Unter dem Motto „Satire gegen Rechts“ zeigt die Galerie 79 Cartoons und Texte von 24 Künstlern aus der gleichnamigen Anthologie, erschienen im Lappan Verlag. Neben Kai Flemming sind für die Besucher der Havengalerie auch Katharina Greve, Ruth Hebler und André Sedlaczek gekommen. Ihre Arbeiten sind in der Ausstellung zu sehen.
Im Ankündigungstext der Ausstellung, die bereits im Frühjahr hätte starten sollen, heißt es, dass Vergleiche von Querdenkern mit Widerstandskämperinnen wie Sophie Scholl eine Positionierung gegen rechtes Gedankengut erfordern. „Das zeigt, wie wichtig es ist, dass die Thematik ins Bewusstsein kommt. Wenn man das humoristisch behandelt, ist es eingängiger als ernsthafte Abhandlungen, die nur traurig machen“, sagt Ausstellungsmacherin Dijana Nukic.
So spricht eine Frau auf einer Party ein Ehepaar an: „Ihr konvertiert zum Judentum? Warum?“ Antwort: „Wir wollen auch Teil dieser Weltverschwörung werden!“ Dieses Werk stammt von Katharina Greve, einer Künstlerin aus Berlin, die unter anderem im Satiremagazin „Titanic“ sowie in „Das Magazin“ und dem „Tagesspiegel“ veröffentlicht. Seit 2004 zeichnet sie ernsthaft, wie sie sagt. Ihren Stil bezeichnet sie als reduziert. Besonders bekannt ist Greve für die Figur der Cousine des Kleinen Prinzen, die kleine dicke Prinzessin Petronia.
Motivation für politische Statements durch Cartoons, Comics und Karikaturen gebe es genug, sagt Kai Flemming: „Das ist ein Weg, seine Wut loszuwerden. Die Rechten sind lächerliche Menschen mit lächerlichen Gedanken, also kann man sie nur lächerlich machen.“ Die ausgestellten Arbeiten lassen viele Lacher zu. Bei manchen bleibt einem aber auch das Lachen im Halse stecken.

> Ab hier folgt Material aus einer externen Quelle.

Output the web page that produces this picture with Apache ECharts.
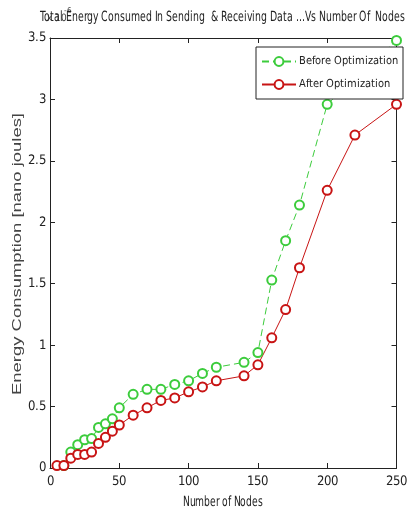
<!DOCTYPE html>
<html><head><meta charset="utf-8">
<script src="https://cdn.jsdelivr.net/npm/echarts@6/dist/echarts.min.js"></script>
<style>
@font-face { font-family: 'NarrowX'; src: local('Liberation Sans Narrow'), local('LiberationSansNarrow-Regular'), local('DejaVu Sans Condensed'), local('DejaVuSansCondensed'); }
html,body{margin:0;padding:0;background:#fff}#c{width:410px;height:512px}
</style>
</head><body><div id="c"></div>
<script>
const titleText = 'Total Energy Consumed In Sending  & Receiving Data ...Vs Number Of  Nodes';
const yName = 'Energy Consumption [nano joules]';
const xName = 'Number of Nodes';
const xTicks = [0, 50, 100, 150, 200, 250];
const yTicks = [0, 0.5, 1, 1.5, 2, 2.5, 3, 3.5];
const nodesBefore = [10,15,20,25,30,35,40,45,50,60,70,80,90,100,110,120,140,150,160,170,180,200,250];
const before =      [0.02,0.13,0.19,0.23,0.24,0.33,0.36,0.40,0.49,0.60,0.64,0.64,0.68,0.71,0.77,0.82,0.86,0.94,1.53,1.85,2.14,2.96,3.48];
const nodesAfter = [5,10,15,20,25,30,35,40,45,50,60,70,80,90,100,110,120,140,150,160,170,180,200,220,250];
const after =      [0.02,0.02,0.08,0.11,0.11,0.13,0.20,0.25,0.30,0.35,0.43,0.49,0.55,0.57,0.62,0.66,0.71,0.75,0.84,1.06,1.29,1.63,2.26,2.71,2.96];

const narrow = 'NarrowX, "Liberation Sans Narrow", sans-serif';
function measure(text, font) {
  const cv = document.createElement('canvas').getContext('2d');
  cv.font = font; return cv.measureText(text).width;
}
function draw() {
  const chart = echarts.init(document.getElementById('c'), null, {renderer: 'canvas'});
  const titleW = measure(titleText, '14px ' + narrow);
  const titleScale = Math.min(1, 365 / titleW);
  const yNameW = measure(yName, '12px "Liberation Sans", Arial, sans-serif');
  const yNameScale = 282 / yNameW;
  const legW = measure('Before Optimization', '13px ' + narrow);
  const legSize = Math.min(13, Math.floor(13 * 93 / legW * 10) / 10);
  const xNameW = measure(xName, '14px ' + narrow);
  const xNameScale = Math.min(1, 80 / xNameW);
  const tickSize = measure('250', '13px ' + narrow) > 22 ? 12 : 13;
  const axisLine = {show: true, onZero: false, lineStyle: {color: '#222', width: 1}};
  const tick = {show: true, inside: true, length: 5, lineStyle: {color: '#222'}};
  chart.setOption({
    animation: false,
    backgroundColor: '#fff',
    grid: {left: 50, right: 10, top: 38, bottom: 44, containLabel: false},
    legend: {
      orient: 'vertical', left: 256, top: 47,
      borderColor: '#222', borderWidth: 1, backgroundColor: '#fff',
      padding: [9, 5, 9, 5], itemGap: 12, itemWidth: 34, itemHeight: 11,
      textStyle: {fontFamily: narrow, fontSize: legSize, color: '#222', padding: [0, 0, 0, -2]},
      data: ['Before Optimization', 'After Optimization']
    },
    graphic: [
      {type: 'text', x: 40, y: 10, scaleX: titleScale, style: {text: titleText, font: '14px ' + narrow, fill: '#222'}, z: 10},
      {type: 'text', x: 47, y: 13, style: {text: 'x 10', font: '10px ' + narrow, fill: '#444'}},
      {type: 'text', x: 64, y: 7, style: {text: '-6', font: '8px ' + narrow, fill: '#444'}},
      {type: 'text', x: 223, y: 502, scaleX: xNameScale, style: {text: xName, font: '14px ' + narrow, fill: '#222', align: 'center', verticalAlign: 'middle'}},
      {type: 'text', x: 18, y: 254, rotation: Math.PI / 2, scaleX: yNameScale, style: {text: yName, font: '12px "Liberation Sans", Arial, sans-serif', fill: '#444', align: 'center', verticalAlign: 'middle'}}
    ],
    xAxis: [{
      type: 'value', min: 0, max: 250, interval: 50,
      axisLine: axisLine, axisTick: tick,
      axisLabel: {fontFamily: narrow, fontSize: tickSize, color: '#222', margin: 7},
      splitLine: {show: false}
    }, {
      type: 'value', position: 'top', min: 0, max: 250, interval: 50,
      axisLine: axisLine, axisTick: tick,
      axisLabel: {show: false}, splitLine: {show: false}
    }],
    yAxis: [{
      type: 'value', min: 0, max: 3.5, interval: 0.5,
      axisLine: axisLine, axisTick: tick,
      axisLabel: {fontFamily: narrow, fontSize: tickSize, color: '#222', margin: 4, formatter: v => String(v)},
      splitLine: {show: false}
    }, {
      type: 'value', position: 'right', min: 0, max: 3.5, interval: 0.5,
      axisLine: axisLine, axisTick: tick,
      axisLabel: {show: false}, splitLine: {show: false}
    }],
    series: [{
      name: 'Before Optimization', type: 'line',
      data: nodesBefore.map((n, i) => [n, before[i]]),
      symbol: 'emptyCircle', symbolSize: 9, showAllSymbol: true,
      lineStyle: {color: '#3ccc3c', width: 1, type: [7, 4]},
      itemStyle: {color: '#3ccc3c', borderWidth: 1},
      clip: false
    }, {
      name: 'After Optimization', type: 'line',
      data: nodesAfter.map((n, i) => [n, after[i]]),
      symbol: 'emptyCircle', symbolSize: 9, showAllSymbol: true,
      lineStyle: {color: '#c81414', width: 1},
      itemStyle: {color: '#c81414', borderWidth: 1},
      clip: false
    }]
  });
}
if (document.fonts && document.fonts.load) {
  document.fonts.load('13px NarrowX').then(draw, draw);
} else { draw(); }
</script></body></html>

„Die Künstler bringen unerschiedliche Sachverhalte konzentriert auf den Punkt. Das ist eine große Kunst“, sagt Dijana Nukic. Diese große Kunst lockt einige Interessierte zur Signierstunde. Stephan Behrndt aus Rotenburg war bereits zweimal in der Havengalerie und ist über die sozialen Medien vernetzt. „Das ist eine sehr gute Ausstellung“, lobt er, während Kai Flemming ihm eine Buchausgabe signiert.

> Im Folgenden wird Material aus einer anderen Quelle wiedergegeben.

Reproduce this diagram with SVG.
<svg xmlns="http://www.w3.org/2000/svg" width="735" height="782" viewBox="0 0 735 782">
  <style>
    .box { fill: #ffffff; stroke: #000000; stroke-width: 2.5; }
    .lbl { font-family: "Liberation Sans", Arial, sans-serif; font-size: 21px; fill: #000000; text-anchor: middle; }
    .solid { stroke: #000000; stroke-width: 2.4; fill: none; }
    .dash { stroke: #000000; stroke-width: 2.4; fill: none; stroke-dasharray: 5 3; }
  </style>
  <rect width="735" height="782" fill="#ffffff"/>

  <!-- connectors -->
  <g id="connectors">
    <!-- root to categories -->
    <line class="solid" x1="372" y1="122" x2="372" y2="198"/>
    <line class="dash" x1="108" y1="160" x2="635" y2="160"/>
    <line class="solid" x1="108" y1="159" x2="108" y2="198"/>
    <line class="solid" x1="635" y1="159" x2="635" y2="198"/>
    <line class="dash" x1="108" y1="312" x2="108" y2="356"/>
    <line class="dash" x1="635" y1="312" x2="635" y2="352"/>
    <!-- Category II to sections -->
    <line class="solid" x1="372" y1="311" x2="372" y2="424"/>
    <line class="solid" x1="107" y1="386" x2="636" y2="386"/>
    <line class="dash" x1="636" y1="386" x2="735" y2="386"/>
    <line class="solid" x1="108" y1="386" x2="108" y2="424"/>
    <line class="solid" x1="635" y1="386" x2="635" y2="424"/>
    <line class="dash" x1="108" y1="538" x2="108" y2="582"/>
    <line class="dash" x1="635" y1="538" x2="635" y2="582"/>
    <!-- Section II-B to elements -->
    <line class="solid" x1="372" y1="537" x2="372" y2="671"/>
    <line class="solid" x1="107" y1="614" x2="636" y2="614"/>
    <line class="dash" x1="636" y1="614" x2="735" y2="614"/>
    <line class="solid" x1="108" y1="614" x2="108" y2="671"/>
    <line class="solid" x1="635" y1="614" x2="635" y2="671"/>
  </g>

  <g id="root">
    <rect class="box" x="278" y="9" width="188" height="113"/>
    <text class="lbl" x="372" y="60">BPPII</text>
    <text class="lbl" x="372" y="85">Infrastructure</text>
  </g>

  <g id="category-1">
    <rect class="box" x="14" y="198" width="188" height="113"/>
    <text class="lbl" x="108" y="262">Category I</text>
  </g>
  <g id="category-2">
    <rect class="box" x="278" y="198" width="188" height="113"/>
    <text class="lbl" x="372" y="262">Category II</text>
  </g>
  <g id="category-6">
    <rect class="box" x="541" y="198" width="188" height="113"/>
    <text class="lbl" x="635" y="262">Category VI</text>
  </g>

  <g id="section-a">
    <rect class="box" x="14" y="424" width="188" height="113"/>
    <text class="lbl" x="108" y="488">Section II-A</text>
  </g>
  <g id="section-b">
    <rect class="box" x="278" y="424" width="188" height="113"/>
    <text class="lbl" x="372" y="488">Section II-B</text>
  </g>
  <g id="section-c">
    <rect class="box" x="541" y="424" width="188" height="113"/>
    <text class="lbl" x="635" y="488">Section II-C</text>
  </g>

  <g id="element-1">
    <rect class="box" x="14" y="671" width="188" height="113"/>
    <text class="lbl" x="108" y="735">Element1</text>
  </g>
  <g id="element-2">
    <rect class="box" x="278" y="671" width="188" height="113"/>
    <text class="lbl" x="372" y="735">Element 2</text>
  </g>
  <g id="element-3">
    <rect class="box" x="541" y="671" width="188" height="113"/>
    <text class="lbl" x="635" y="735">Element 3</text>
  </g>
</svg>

Auf einer Bank hat André Sedlaczek Platz genommen. „Hier sind wirklich die ganzen Wände vollgehängt, das habe ich so auch noch nicht oft gesehen. Es zeigt das Herzblut und Engagement der Veranstalterin“, so der Cartoonist aus Detmold, der für das Satiremagazin Eulenspiegel zeichnet und nach 2018 zum zweiten Mal in der Havengalerie zu Gast ist. Sein Arbeitsprozess beginnt im Büro, wo Computer, Papier und Stifte auf den Einsatz warten. „Das Equipment ist bereit, und die Idee kommt auf dem Weg zum Schreibtisch."